Breast Cancer Risk. One of the main concerns is the long-term effect of testosterone therapy on the breast. Long-term trials evaluating breast cancer risk in women using testosterone therapy are lacking. A review of studies assessing effects of testosterone therapy did not find an increase in breast cancer risk. Data from studies in post-menopausal women, women with polycystic ovary syndrome, and experimental studies indicate that androgens may have an inhibitory protective role on breast cancer. Nevertheless, a recent prospective study of 677 postmenopausal women who subsequently developed breast cancer and 1309 matched controls suggested that endogenous androgens may be associated with increased breast cancer risk. 

Endometrial cancer risk. Although long-term data regarding the effect of testosterone therapy on the endometrium are lacking, experimental findings show a neutral or inhibitory effect of androgens on endometrial cell proliferation. A study of postmenopausal women are 40-60 years showed no differences in endometrial histology in women receiving esterfied estrogens with or without oral methyltestosterone. Also, women with premature ovary failure continued to have scheduled vaginal bleeding patterns while receiving transdermal testosterone in addition to estrogen/progestogen, with no significant changes in the onset, duration, or amount of vaginal bleeding. 

Contraindications

Contraindications to testosterone therapy include pregnancy and lactation, androgen-dependent neoplasia, hirsutism, acne, and androgenic alopecia. 

Follow-Up of Women Using Testosterone Therapy

Follow-up of women taking testosterone therapy should include evaluation of efficacy and assessment of virilizing features as a consequence of exposure to exogenous testosterone. Measurement of serum testosterone levels should be performed to monitor for supraphysiological levels during therapy. Testosterone levels should be maintained within the high-normal range of reproductive-age women.

Conclusion

Increasing evidence suggests that androgens have important biological roles in women. This raises the possibility that androgen therapy may be necessary for the management of carefully selected women with androgen deficiency. Women with natural or surgically induced menopause may be candidates for testosterone therapy, if they have decreased sexual desire and no other identifiable cause for the decreased libido. Prospective trials with testosterone therapy in young women with androgen insufficiency are needed to evaluate the effectiveness of such therapy in pre-menopausal women. The incidence of adverse effects appears to be low, but studies with adequate follow-up are necessary to assess long-term safety. 

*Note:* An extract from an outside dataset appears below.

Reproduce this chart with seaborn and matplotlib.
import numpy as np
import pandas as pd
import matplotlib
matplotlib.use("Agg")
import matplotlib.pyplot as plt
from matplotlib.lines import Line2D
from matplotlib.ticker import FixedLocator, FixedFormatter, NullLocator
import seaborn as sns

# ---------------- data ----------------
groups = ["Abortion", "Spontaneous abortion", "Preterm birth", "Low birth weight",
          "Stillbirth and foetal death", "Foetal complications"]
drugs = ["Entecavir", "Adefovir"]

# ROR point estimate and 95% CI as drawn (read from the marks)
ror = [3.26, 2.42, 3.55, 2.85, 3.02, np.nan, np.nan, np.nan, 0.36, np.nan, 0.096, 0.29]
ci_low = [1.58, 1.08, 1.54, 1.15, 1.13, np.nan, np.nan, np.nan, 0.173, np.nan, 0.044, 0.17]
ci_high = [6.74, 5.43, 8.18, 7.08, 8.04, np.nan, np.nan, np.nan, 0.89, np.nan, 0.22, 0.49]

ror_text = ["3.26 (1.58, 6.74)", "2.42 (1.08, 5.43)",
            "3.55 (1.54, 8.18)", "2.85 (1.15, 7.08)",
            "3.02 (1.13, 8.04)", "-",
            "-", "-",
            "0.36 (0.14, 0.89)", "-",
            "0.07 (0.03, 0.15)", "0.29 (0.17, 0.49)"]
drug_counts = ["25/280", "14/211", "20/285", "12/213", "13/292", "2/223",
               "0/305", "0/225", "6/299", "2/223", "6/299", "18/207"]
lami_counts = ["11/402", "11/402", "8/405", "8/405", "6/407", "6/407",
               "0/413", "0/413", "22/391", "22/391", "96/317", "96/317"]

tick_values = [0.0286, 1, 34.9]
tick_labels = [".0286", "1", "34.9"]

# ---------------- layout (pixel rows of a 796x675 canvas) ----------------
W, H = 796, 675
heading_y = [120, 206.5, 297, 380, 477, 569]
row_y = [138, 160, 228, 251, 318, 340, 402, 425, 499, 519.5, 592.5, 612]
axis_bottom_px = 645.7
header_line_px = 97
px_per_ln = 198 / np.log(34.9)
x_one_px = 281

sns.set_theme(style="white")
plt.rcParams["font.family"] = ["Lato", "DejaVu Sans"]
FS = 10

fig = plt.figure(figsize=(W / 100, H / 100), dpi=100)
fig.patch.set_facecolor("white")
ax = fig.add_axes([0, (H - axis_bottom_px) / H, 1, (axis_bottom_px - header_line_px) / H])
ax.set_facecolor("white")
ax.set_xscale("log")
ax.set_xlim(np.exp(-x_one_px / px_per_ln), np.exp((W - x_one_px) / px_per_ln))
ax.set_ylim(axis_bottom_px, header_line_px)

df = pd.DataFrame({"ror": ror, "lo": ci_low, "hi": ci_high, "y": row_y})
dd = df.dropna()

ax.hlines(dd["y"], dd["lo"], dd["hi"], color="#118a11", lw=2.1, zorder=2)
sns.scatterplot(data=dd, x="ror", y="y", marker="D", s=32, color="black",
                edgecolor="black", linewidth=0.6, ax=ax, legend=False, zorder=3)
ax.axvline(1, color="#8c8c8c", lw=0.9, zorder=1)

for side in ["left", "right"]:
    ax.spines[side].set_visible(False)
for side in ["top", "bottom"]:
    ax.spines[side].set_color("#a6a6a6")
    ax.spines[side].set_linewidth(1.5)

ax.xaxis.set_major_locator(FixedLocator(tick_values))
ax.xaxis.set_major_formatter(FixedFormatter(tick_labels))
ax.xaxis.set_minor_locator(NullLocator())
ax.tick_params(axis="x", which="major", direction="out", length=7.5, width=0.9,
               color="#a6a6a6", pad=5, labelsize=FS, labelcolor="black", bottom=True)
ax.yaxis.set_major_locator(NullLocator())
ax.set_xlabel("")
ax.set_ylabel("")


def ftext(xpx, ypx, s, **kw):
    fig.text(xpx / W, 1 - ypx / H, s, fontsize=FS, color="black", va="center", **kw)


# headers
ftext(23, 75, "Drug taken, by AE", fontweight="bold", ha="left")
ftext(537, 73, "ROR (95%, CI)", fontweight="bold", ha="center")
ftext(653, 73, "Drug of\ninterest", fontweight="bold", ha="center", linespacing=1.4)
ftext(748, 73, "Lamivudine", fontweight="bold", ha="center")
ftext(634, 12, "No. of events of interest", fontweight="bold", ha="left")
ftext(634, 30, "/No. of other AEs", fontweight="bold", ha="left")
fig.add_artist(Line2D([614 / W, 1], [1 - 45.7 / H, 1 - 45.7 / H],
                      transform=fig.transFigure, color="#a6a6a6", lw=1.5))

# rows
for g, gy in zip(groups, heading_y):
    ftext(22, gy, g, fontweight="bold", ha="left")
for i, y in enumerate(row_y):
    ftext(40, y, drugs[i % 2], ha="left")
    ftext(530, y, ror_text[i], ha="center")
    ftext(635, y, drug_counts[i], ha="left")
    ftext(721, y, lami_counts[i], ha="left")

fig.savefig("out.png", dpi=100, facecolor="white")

Most of the studies showing clinical improvement with testosterone therapy reported supraphysiological androgen levels. The availability of testosterone regimens specifically designed for women has the potential to maintain testosterone levels within the normal range and help to clarify whether the apparent beneficial effects of testosterone therapy are physiologic or pharmacologic. At present, use of testosterone without concomitant estrogen therapy cannot be recommended, because data on safety and efficacy of testosterone-only therapy in women are lacking.